Shoppers have become angrier, suggests a recent study by ComPsych Corp., a provider of employee assistance programs. This year, ComPsych has seen a marked increase in the number of acute-stress counseling sessions it provides to retailers related to customer abuse. The number rose 13 percent in 2006 following a 65 percent jump last year.
“During the holiday season, (retailers) bring on people who are less familiar with where products are, how stores operate,” said Richard A. Chaifetz, chairman and chief executive of ComPsych. “Shoppers are agitated. Put those together and you create a combustible environment.”
On the corner of 34th Street and 7th Avenue in New York, Melanie Marquez took a deep breath as she set down two handfuls of red and white Macy’s shopping bags. She had just been shopping at the flagship store of Federated Department Stores Inc.
Marquez, 47, said she made her way to the front of the Macy’s checkout line only to find that the register didn’t recognize the discounts she expected on a set of towels. After leaving the line to search for the proper sales ticket, Marquez waited another hour to save about $14 on a receipt that totaled $450 — that, after putting up a fight.
“Poor Macy’s,” she said. “You have to be mean to them.”
People are “pushy and rude,” said 18-year-old Cheryl Warshauer, while shopping in New York. “I try not to be. But they’re all so pushy, you have to be pushy back.”
This season, fewer retail workers will bear the increased aggression. According to the Bureau of Labor Statistics, the number of people employed in the retail sector slipped in November, compared to the same month last year. Meanwhile, workers employed by general merchandise stores has dropped to the lowest number since 2002.
To diffuse an incendiary situation before it sparks, KB Toys’ Speranza said the chain has stopped putting the year’s hottest toys on the shelves altogether. Fisher-Price’s T.M.X. Elmo — one of this season’s most fought-over items — didn’t make it onto shelves until just this week, he said. Instead, KB Toys created a waiting list and called customers one by one as shipments arrived.
Meanwhile, Toys “R” Us Inc. said it puts hot products on display but tries to be sure supply meets demand, said Ron Boire, president of Toys “R” Us in the U.S. Still, there have been periodic shortages of T.M.X. Elmo, Nintendo’s new Wii gaming console and Sony’s Playstation3, he said.

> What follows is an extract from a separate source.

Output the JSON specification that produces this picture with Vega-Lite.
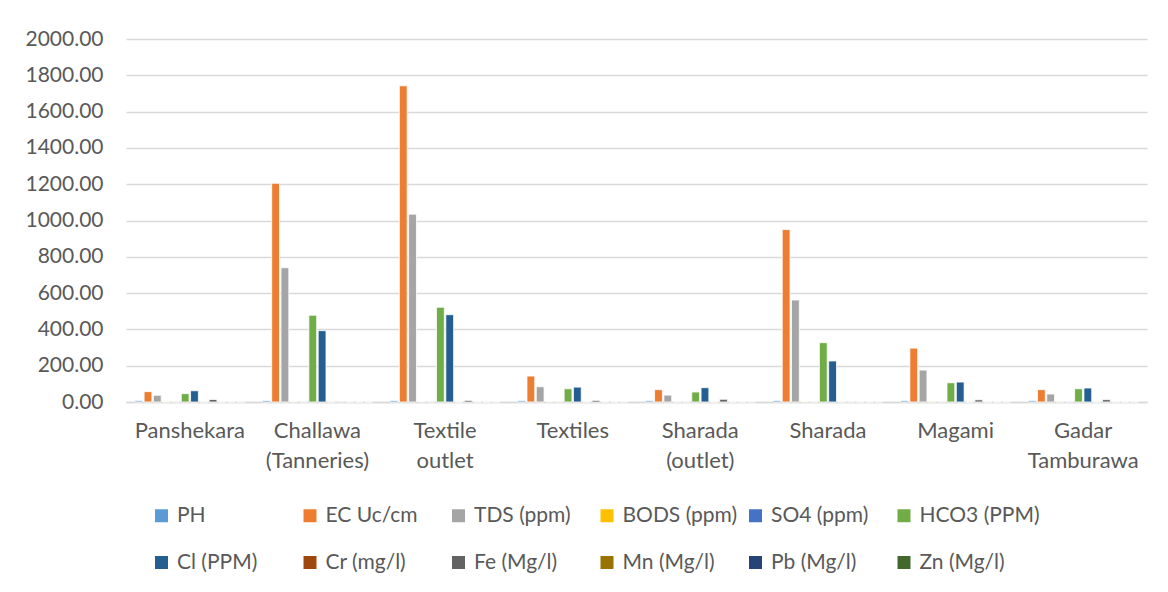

To keep customers under control — lest a stressed-out shopper become a violent shopper — Boire said the chain beefs up security during the holidays, including hiring plainclothes officers to police its aisles and checkout lines.
Electronics retailer Best Buy Co. preps its employees for the holiday rush with preseason rehearsals.
Customers who normally come to browse or toy with Best Buy’s interactive displays, “during the holidays, they come with a purpose,” said Ryan Seymour, general manager of a Best Buy store in Alexandria, Va. “They’re aggressive.”
So a few days before Black Friday — the day after Thanksgiving that marks the start of the holiday shopping season — Best Buy stores do a “dry run” of the frenzy. Seasonal employees are made to wait in their respective departments when, at once, the other employees bully their way toward the department with a flood of questions. Employees are “armed with a strategy” for organization and inventory, Seymour said.
And the crowds won’t be going away after Dec. 25. The nation’s retailers are set to expand hours next week to accommodate the post-Christmas shopper rush, which has been increasing in recent years with the popularity of gift cards. That means the stress on employees continues, and retailers are keeping holiday season measures intact.
At a street vendor’s table in New York, Lourdes Maria Gonzalez haggled for a bottle of perfume. After settling for the $10 price, she hurriedly stashed the canister in a stroller where her 3-month-old son slept and slung a large bag of wrapped presents over her shoulder.
“Everything is a rush,” she said. “I’m behind. After Christmas, I’ll still be doing Christmas shopping.”